Curiously, the add/subtract pipeline has 5 stages, while the multiply pipleine only needs 4 stages if we use an O(log n) multiplier! This is because there is no pre-alignment step needed for multiplication.

Note that the clock line goes only to the interstage registers, and not into any of the pipeline stages. If we ignore the operand fetch and result store stages shown here, all of the pipeline stages are purely combinational, with no registers embedded in them and so no need for clocking! Because the use of the clock signal in the operand fetch and result store stages is something of an exception to a general rule, we have shown the connection of the clock lines to these stages using dotted lines.
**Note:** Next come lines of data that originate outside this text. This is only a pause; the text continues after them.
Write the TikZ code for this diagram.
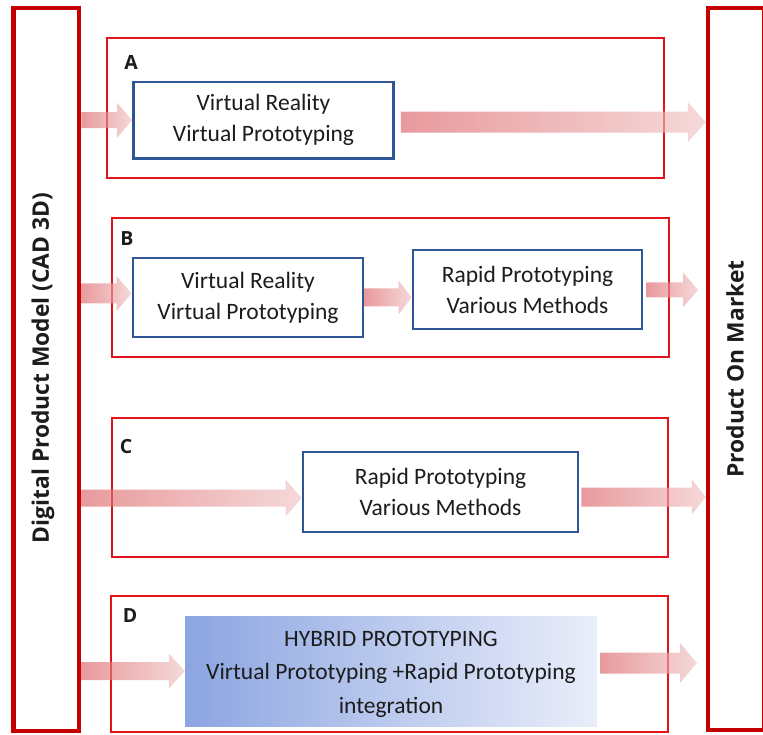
\documentclass[tikz,border=0pt]{standalone}
\usepackage{fontspec}
\setmainfont{Carlito}
\newfontfamily\headfont{Open Sans}
\usetikzlibrary{fit,calc}

\definecolor{frameRed}{RGB}{196,0,0}
\definecolor{panelRed}{RGB}{224,20,26}
\definecolor{boxBlue}{RGB}{47,85,151}
\definecolor{arrowL}{RGB}{220,100,105}
\definecolor{arrowR}{RGB}{240,195,195}
\definecolor{hybL}{RGB}{140,165,225}
\definecolor{hybR}{RGB}{234,238,250}
\definecolor{ink}{RGB}{28,28,28}

% block arrow: start point, end point (tip, sets the height),
% half shaft width, half head width, head length
\newcommand\flowarrow[5]{%
  \shade[left color=arrowL, right color=arrowR, fill opacity=0.65]
    let \p1=(#1), \p2=(#2) in
    (\x1,\y2+#3) -- (\x2-#5,\y2+#3) -- (\x2-#5,\y2+#4) -- (\x2,\y2)
    -- (\x2-#5,\y2-#4) -- (\x2-#5,\y2-#3) -- (\x1,\y2-#3) -- cycle;}

\tikzset{
  frame/.style={draw=frameRed, line width=4.5pt, inner sep=0pt},
  panel/.style={draw=panelRed, line width=2.7pt, inner sep=0pt},
  stage/.style={draw=boxBlue, line width=2.9pt, inner sep=0pt, fill=white},
  hybrid/.style={left color=hybL, right color=hybR, draw=none, inner sep=0pt},
  caption/.style={text=ink, align=center, inner sep=0pt, font=\fontsize{23.5}{31}\selectfont},
  sidetext/.style={rotate=90, text=ink, font=\headfont\bfseries\fontsize{22.8}{26}\selectfont},
  tag/.style={text=ink, font=\headfont\bfseries\fontsize{19.5}{22}\selectfont, inner sep=0pt}
}

\begin{document}
\begin{tikzpicture}[x=1pt, y=-1pt]
\useasboundingbox (0,0) rectangle (763,735);

% side frames
\node[frame, fit={(13.5,8) (79,731)}] (dpm) {};
\node[frame, fit={(708,8) (764,730)}] (pom) {};
\node[sidetext] at (43,368) {Digital Product Model (CAD 3D)};
\node[sidetext] at (735,369) {Product On Market};

% the four routes
\node[panel, fit={(107,38) (664,178)}] (pA) {};
\node[panel, fit={(112,218) (669,357)}] (pB) {};
\node[panel, fit={(112,418) (668,557)}] (pC) {};
\node[panel, fit={(111,596) (668,732)}] (pD) {};

\node[tag] at (131,63) {A};
\node[tag] at (127,239) {B};
\node[tag] at (126,447) {C};
\node[tag] at (130,616) {D};

% stage boxes
\node[stage, fit={(133.5,82) (393.5,158.5)}] (vrA) {};
\node[stage, fit={(133,258) (363,337)}] (vrB) {};
\node[stage, fit={(413,250) (642,329)}] (rpB) {};
\node[stage, fit={(303,452) (578,532)}] (rpC) {};
\node[hybrid, fit={(185,616) (597,726)}] (hyb) {};

\node[caption] at (vrA.center) {Virtual Reality\\Virtual Prototyping};
\node[caption] at (vrB.center) {Virtual Reality\\Virtual Prototyping};
\node[caption] at (rpB.center) {Rapid Prototyping\\Various Methods};
\node[caption] at (rpC.center) {Rapid Prototyping\\Various Methods};
\node[caption, font=\fontsize{23.5}{33.5}\selectfont] at ($(hyb.center)+(0,-3pt)$)
  {HYBRID PROTOTYPING\\Virtual Prototyping +Rapid Prototyping\\integration};

% free arrow ends
\coordinate (outB) at (698,290);
\coordinate (outD) at (697,663);

% flow arrows
\flowarrow{dpm.east |- vrA.west}{vrA.west}{8pt}{17.5pt}{15pt}
\flowarrow{$(vrA.east)+(6pt,0)$}{$(pom.west |- vrA.east)+(0,-2pt)$}{10.5pt}{20pt}{18pt}
\flowarrow{dpm.east |- vrB.west}{$(vrB.west)+(0,4pt)$}{10pt}{17.5pt}{15pt}
\flowarrow{vrB.east}{rpB.west |- vrB.east}{9pt}{17pt}{13pt}
\flowarrow{$(rpB.east)+(3pt,0)$}{outB}{7.5pt}{17.5pt}{15pt}
\flowarrow{dpm.east |- rpC.west}{$(rpC.west)+(0,-6pt)$}{8.5pt}{18.5pt}{16pt}
\flowarrow{$(rpC.east)+(2pt,0)$}{$(pom.west |- rpC.east)+(0,-5pt)$}{9.5pt}{17.5pt}{14pt}
\flowarrow{dpm.east |- hyb.west}{hyb.west}{9pt}{17.5pt}{16pt}
\flowarrow{$(hyb.east)+(3pt,0)$}{outD}{10.5pt}{20pt}{17pt}
\end{tikzpicture}
\end{document}
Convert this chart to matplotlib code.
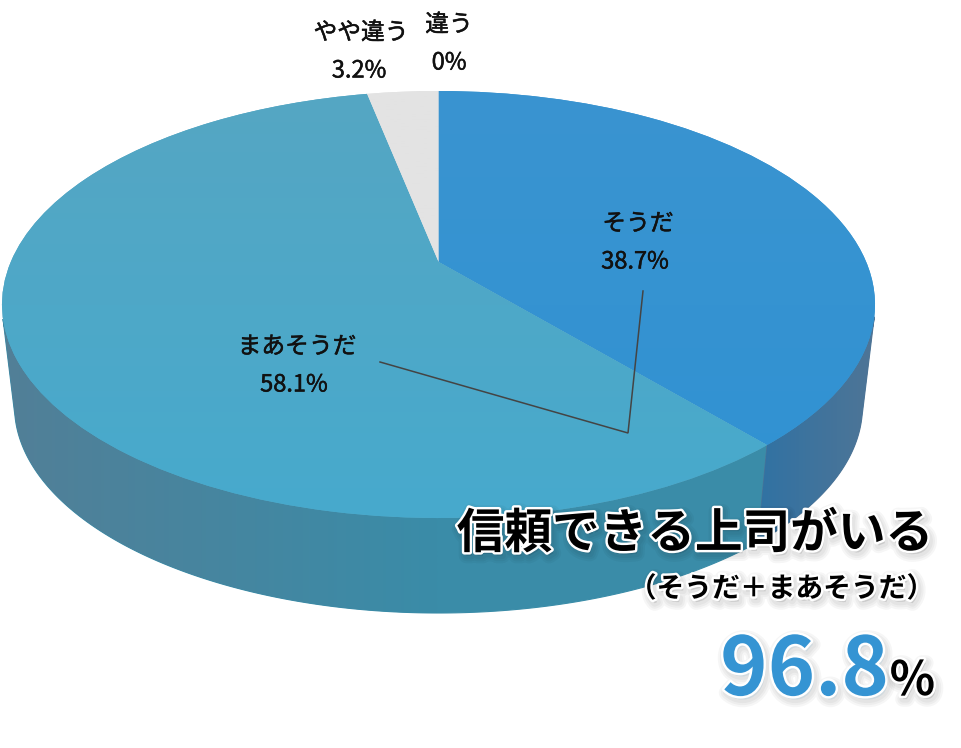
import numpy as np
import matplotlib
matplotlib.use("Agg")
import matplotlib.pyplot as plt
import matplotlib.patheffects as pe
from matplotlib.colors import LinearSegmentedColormap
from matplotlib.transforms import Transform

plt.rcParams['font.family'] = ['Noto Sans CJK JP', 'DejaVu Sans']

labels = ["そうだ", "まあそうだ", "やや違う", "違う"]
values = [38.7, 58.1, 3.2, 0]
percent_labels = ["38.7%", "58.1%", "3.2%", "0%"]
top_colors = [("#3a94d0", "#3092d3"), ("#55a6c3", "#47aacd"), ("#e3e3e3", "#e3e3e3"), ("#e3e3e3", "#e3e3e3")]
side_colors = [("#3172a3", "#4f7596"), ("#527f97", "#3a8ca8"), ("#999999", "#999999"), ("#999999", "#999999")]
title = "信頼できる上司がいる"
subtitle = "（そうだ＋まあそうだ）"
total_value = "96.8"


# unit circle seen in perspective, the pie centre is not the ellipse centre
class Persp(Transform):
    input_dims = 2
    output_dims = 2

    def __init__(self, a, b, cx, cy, k):
        super().__init__()
        self.a, self.b, self.cx, self.cy, self.k = a, b, cx, cy, k

    def transform_non_affine(self, values):
        u, v = values[:, 0], values[:, 1]
        d = 1 + self.k * v
        x = self.a * np.sqrt(1 - self.k ** 2) * u / d
        y = self.b * (v + self.k) / d
        return np.column_stack([self.cx + x, self.cy - y])


top = Persp(436.5, 213.5, 438.5, 304.5, 0.2)
bottom = Persp(424, 207, 438.5, 406, 0.2)

fig = plt.figure(figsize=(9.61, 7.48), dpi=100)
ax = fig.add_axes([0, 0, 1, 1])

wedges, _ = ax.pie(values, startangle=90, counterclock=False, radius=1,
                   colors=[c[0] for c in top_colors], wedgeprops={"linewidth": 0})

# side wall, one polygon per slice with a sideways gradient clipped to it
# teal first so the blue one overlaps the joint between them
edges = 360 * np.cumsum([0] + values) / sum(values)
for i in [1, 0]:
    t = np.radians(np.linspace(edges[i], edges[i + 1], 400))
    circle = np.column_stack([np.sin(t), np.cos(t)])
    up = top.transform(circle)
    low = bottom.transform(circle)
    # keep only the part of the rim that faces the viewer
    d = np.diff(up, axis=0)
    e = (low - up)[:-1]
    front = d[:, 0] * e[:, 1] - d[:, 1] * e[:, 0] < 0
    front = np.append(front, front[-1])
    up, low = up[front], low[front]
    outline = np.vstack([up, low[::-1]])
    poly = ax.fill(outline[:, 0], outline[:, 1], color=side_colors[i][1], lw=0.8, zorder=1 + (1 - i) * 0.5)[0]
    x0, x1 = (0, 438) if i == 1 else (760, 876)
    im = ax.imshow(np.linspace(0, 1, 256).reshape(1, -1), extent=(x0, x1, 620, 90),
                   cmap=LinearSegmentedColormap.from_list("side", side_colors[i]),
                   aspect="auto", zorder=1.2 + (1 - i) * 0.5)
    im.set_clip_path(poly)

# top face, soft vertical gradient clipped to each wedge
grad = np.linspace(0, 1, 256).reshape(-1, 1)
for w, c in zip(wedges, top_colors):
    w.set_transform(top + ax.transData)
    w.set_zorder(2)
    im = ax.imshow(grad, extent=(0, 961, 520, 90), cmap=LinearSegmentedColormap.from_list("t", c),
                   aspect="auto", zorder=3)
    im.set_clip_path(w)

ax.set_aspect("auto")
ax.set_xlim(0, 961)
ax.set_ylim(748, 0)
ax.axis("off")

# leader line
ax.plot([380, 628, 643], [362, 433, 291], color="#444444", lw=1.1, zorder=4, solid_joinstyle="miter")

thicker = [pe.Stroke(linewidth=0.35, foreground="#111111"), pe.Normal()]
label_pos = [(638, 224), (297, 347), (361, 33), (449, 25)]
pct_shift = [-3, -3, -2, 0]
for name, pct, (x, y), dx in zip(labels, percent_labels, label_pos, pct_shift):
    ax.text(x, y, name, fontsize=17.1, ha="center", va="center", color="#111111", zorder=5,
            path_effects=thicker)
    ax.text(x + dx, y + 38, pct, fontsize=17, ha="center", va="center", color="#111111", zorder=5,
            path_effects=thicker)

shadow = [pe.Stroke(linewidth=w, foreground="black", alpha=0.035, offset=(1.5, -2.5)) for w in (11, 8, 5)]
halo = shadow + [pe.Stroke(linewidth=3.5, foreground="white"), pe.Normal()]

ax.text(933, 534, title, fontsize=34.3, fontweight="bold", ha="right", va="center", color="black",
        zorder=6, path_effects=halo)
ax.text(934, 589, subtitle, fontsize=20, fontweight="bold", ha="right", va="center", color="black",
        zorder=6, path_effects=halo)
ax.text(889, 695, total_value, fontsize=58, fontweight="bold", ha="right", va="baseline", color="#3594d3",
        zorder=6, path_effects=halo)
ax.text(935, 695, "%", fontsize=34, fontweight="bold", ha="right", va="baseline", color="black",
        zorder=6, path_effects=halo)

fig.savefig("out.png", dpi=100)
Of course, we've glossed over a big issue here: How, in one clock cycle, do we perform 3 memory references? In the Cray 1 processor, this was avoided by storing all operands in special vector registers, but even here, there was a single bank of 8 vector registers, where each register held 64 operands of 64 bits each; such a register bank is naturally implemented with a small RAM, so we still need to make multiple references to this RAM during each cycle.

We will ignore this problem for now. Please take it on faith that there are memory architectures that allow a limited number of parallel access paths, so that from 1 to 4 memory accesses can be performed in parallel. Such a memory device is called a multiport memory. We will discuss the implementation of multiport memory in considerable detail later, but only after we have finished discussing high performance CPU designs!